### COLLECTED DATA
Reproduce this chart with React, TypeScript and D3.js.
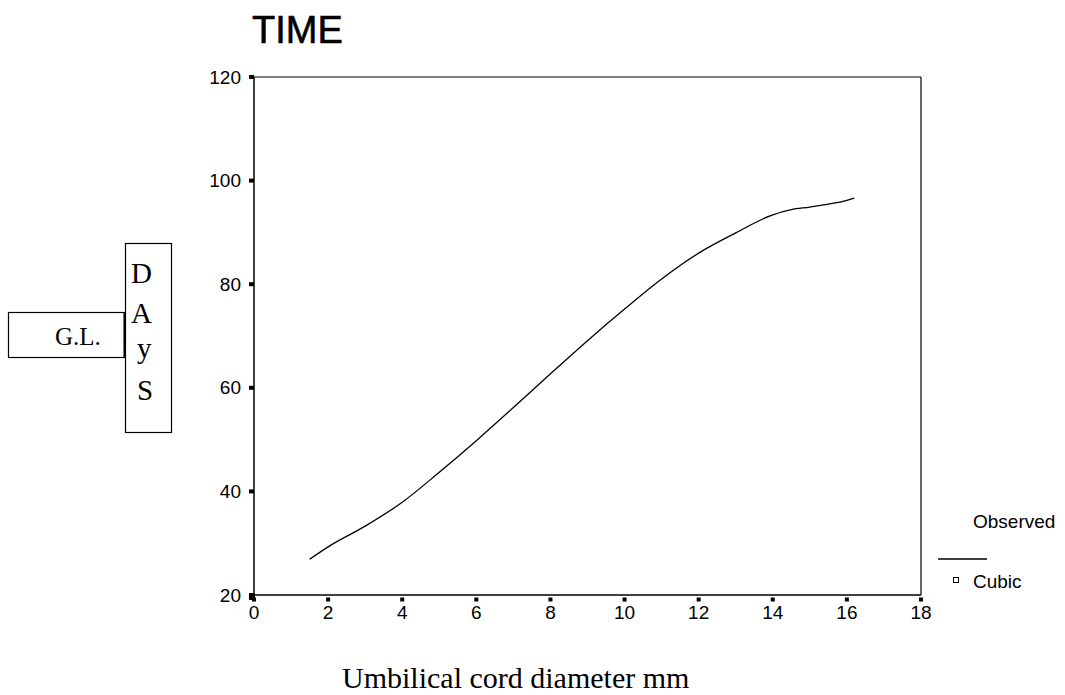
import React from 'react';
import * as d3 from 'd3';

// curve
const diameterMm = [1.5, 2, 3, 4, 5, 6, 7, 8, 9, 10, 11, 12, 13, 14, 14.5, 15, 16, 16.2];
const gaDays = [26.9, 29.3, 33.3, 37.9, 43.7, 49.8, 56.2, 62.7, 69.1, 75.2, 81, 86, 89.9, 93.4, 94.4, 94.9, 96.2, 96.6];

const xTicks = [0, 2, 4, 6, 8, 10, 12, 14, 16, 18];
const yTicks = [20, 40, 60, 80, 100, 120];
const daysLetters = ['D', 'A', 'y', 'S'];

const W = 1065;
const H = 695;
const plot = { left: 254, right: 921, top: 77, bottom: 595 };

const sans = '"Liberation Sans", Arial, sans-serif';
const serif = '"Liberation Serif", "Times New Roman", serif';

const App: React.FC = () => {
  const x = d3.scaleLinear().domain([0, 18]).range([plot.left, plot.right]);
  const y = d3.scaleLinear().domain([20, 120]).range([plot.bottom, plot.top]);

  const line = d3.line<number>()
    .x((_, i) => x(diameterMm[i]))
    .y(d => y(d))
    .curve(d3.curveMonotoneX);

  // letter positions inside the DAyS box
  const letterX = [131, 131, 137, 137];
  const letterY = [283, 323, 358, 400];

  return (
    <svg width={W} height={H} style={{ position: 'absolute', left: 0, top: 0, background: '#fff' }}>
      <rect x={0} y={0} width={W} height={H} fill="#fff" />

      {/* title */}
      <text x={252} y={43} fontFamily={sans} fontSize={38} fill="#000" stroke="#000" strokeWidth={0.6}>TIME</text>

      {/* frame */}
      <line x1={plot.left} y1={plot.top} x2={plot.right} y2={plot.top} stroke="#000" strokeWidth={1.2} />
      <line x1={plot.right} y1={plot.top} x2={plot.right} y2={plot.bottom} stroke="#000" strokeWidth={1.2} />
      <line x1={plot.left} y1={plot.top} x2={plot.left} y2={plot.bottom} stroke="#000" strokeWidth={1.5} />
      <line x1={plot.left} y1={plot.bottom} x2={plot.right} y2={plot.bottom} stroke="#000" strokeWidth={1.5} />

      {/* y ticks */}
      {yTicks.map(t => (
        <g key={`y${t}`}>
          <rect x={plot.left - 5} y={y(t) - 2} width={5} height={4} fill="#000" />
          <text x={241} y={y(t)} dy="0.35em" textAnchor="end" fontFamily={sans} fontSize={19} fill="#000">{t}</text>
        </g>
      ))}

      {/* x ticks */}
      {xTicks.map(t => (
        <g key={`x${t}`}>
          <rect x={x(t) - 2} y={plot.bottom + 2.5} width={4} height={4} fill="#000" />
          <text x={x(t)} y={619} textAnchor="middle" fontFamily={sans} fontSize={19} fill="#000">{t}</text>
        </g>
      ))}
      <rect x={plot.left - 5} y={plot.bottom - 2} width={6} height={7} fill="#000" />

      {/* fitted curve */}
      <path d={line(gaDays) || ''} fill="none" stroke="#000" strokeWidth={1.3} />

      {/* x axis title */}
      <text x={342} y={688} fontFamily={serif} fontSize={30} fill="#000">Umbilical cord diameter mm</text>

      {/* y axis label boxes */}
      <rect x={8.5} y={312.5} width={116} height={45} fill="#fff" stroke="#000" strokeWidth={1.2} />
      <text x={55} y={345} fontFamily={serif} fontSize={25} fill="#000">G.L.</text>
      <rect x={125.5} y={243.5} width={46} height={189} fill="#fff" stroke="#000" strokeWidth={1.2} />
      <line x1={124.5} y1={312} x2={124.5} y2={358} stroke="#000" strokeWidth={2} />
      {daysLetters.map((l, i) => (
        <text key={l} x={letterX[i]} y={letterY[i]} fontFamily={serif} fontSize={29} fill="#000">{l}</text>
      ))}

      {/* legend */}
      <text x={973} y={528} fontFamily={sans} fontSize={19} fill="#000">Observed</text>
      <line x1={938} y1={559} x2={987} y2={559} stroke="#000" strokeWidth={1.3} />
      <rect x={953.5} y={577.5} width={5} height={5} fill="#fff" stroke="#000" strokeWidth={1} />
      <text x={973} y={588} fontFamily={sans} fontSize={19} fill="#000">Cubic</text>
    </svg>
  );
};

export default App;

### WORK TO DO
Write out the listing above again, exactly, but with no pictures in the copy.

### RESPONSE
Reproduce this chart with React, TypeScript and D3.js.
import React from 'react';
import * as d3 from 'd3';

// curve
const diameterMm = [1.5, 2, 3, 4, 5, 6, 7, 8, 9, 10, 11, 12, 13, 14, 14.5, 15, 16, 16.2];
const gaDays = [26.9, 29.3, 33.3, 37.9, 43.7, 49.8, 56.2, 62.7, 69.1, 75.2, 81, 86, 89.9, 93.4, 94.4, 94.9, 96.2, 96.6];

const xTicks = [0, 2, 4, 6, 8, 10, 12, 14, 16, 18];
const yTicks = [20, 40, 60, 80, 100, 120];
const daysLetters = ['D', 'A', 'y', 'S'];

const W = 1065;
const H = 695;
const plot = { left: 254, right: 921, top: 77, bottom: 595 };

const sans = '"Liberation Sans", Arial, sans-serif';
const serif = '"Liberation Serif", "Times New Roman", serif';

const App: React.FC = () => {
  const x = d3.scaleLinear().domain([0, 18]).range([plot.left, plot.right]);
  const y = d3.scaleLinear().domain([20, 120]).range([plot.bottom, plot.top]);

  const line = d3.line<number>()
    .x((_, i) => x(diameterMm[i]))
    .y(d => y(d))
    .curve(d3.curveMonotoneX);

  // letter positions inside the DAyS box
  const letterX = [131, 131, 137, 137];
  const letterY = [283, 323, 358, 400];

  return (
    <svg width={W} height={H} style={{ position: 'absolute', left: 0, top: 0, background: '#fff' }}>
      <rect x={0} y={0} width={W} height={H} fill="#fff" />

      {/* title */}
      <text x={252} y={43} fontFamily={sans} fontSize={38} fill="#000" stroke="#000" strokeWidth={0.6}>TIME</text>

      {/* frame */}
      <line x1={plot.left} y1={plot.top} x2={plot.right} y2={plot.top} stroke="#000" strokeWidth={1.2} />
      <line x1={plot.right} y1={plot.top} x2={plot.right} y2={plot.bottom} stroke="#000" strokeWidth={1.2} />
      <line x1={plot.left} y1={plot.top} x2={plot.left} y2={plot.bottom} stroke="#000" strokeWidth={1.5} />
      <line x1={plot.left} y1={plot.bottom} x2={plot.right} y2={plot.bottom} stroke="#000" strokeWidth={1.5} />

      {/* y ticks */}
      {yTicks.map(t => (
        <g key={`y${t}`}>
          <rect x={plot.left - 5} y={y(t) - 2} width={5} height={4} fill="#000" />
          <text x={241} y={y(t)} dy="0.35em" textAnchor="end" fontFamily={sans} fontSize={19} fill="#000">{t}</text>
        </g>
      ))}

      {/* x ticks */}
      {xTicks.map(t => (
        <g key={`x${t}`}>
          <rect x={x(t) - 2} y={plot.bottom + 2.5} width={4} height={4} fill="#000" />
          <text x={x(t)} y={619} textAnchor="middle" fontFamily={sans} fontSize={19} fill="#000">{t}</text>
        </g>
      ))}
      <rect x={plot.left - 5} y={plot.bottom - 2} width={6} height={7} fill="#000" />

      {/* fitted curve */}
      <path d={line(gaDays) || ''} fill="none" stroke="#000" strokeWidth={1.3} />

      {/* x axis title */}
      <text x={342} y={688} fontFamily={serif} fontSize={30} fill="#000">Umbilical cord diameter mm</text>

      {/* y axis label boxes */}
      <rect x={8.5} y={312.5} width={116} height={45} fill="#fff" stroke="#000" strokeWidth={1.2} />
      <text x={55} y={345} fontFamily={serif} fontSize={25} fill="#000">G.L.</text>
      <rect x={125.5} y={243.5} width={46} height={189} fill="#fff" stroke="#000" strokeWidth={1.2} />
      <line x1={124.5} y1={312} x2={124.5} y2={358} stroke="#000" strokeWidth={2} />
      {daysLetters.map((l, i) => (
        <text key={l} x={letterX[i]} y={letterY[i]} fontFamily={serif} fontSize={29} fill="#000">{l}</text>
      ))}

      {/* legend */}
      <text x={973} y={528} fontFamily={sans} fontSize={19} fill="#000">Observed</text>
      <line x1={938} y1={559} x2={987} y2={559} stroke="#000" strokeWidth={1.3} />
      <rect x={953.5} y={577.5} width={5} height={5} fill="#fff" stroke="#000" strokeWidth={1} />
      <text x={973} y={588} fontFamily={sans} fontSize={19} fill="#000">Cubic</text>
    </svg>
  );
};

export default App;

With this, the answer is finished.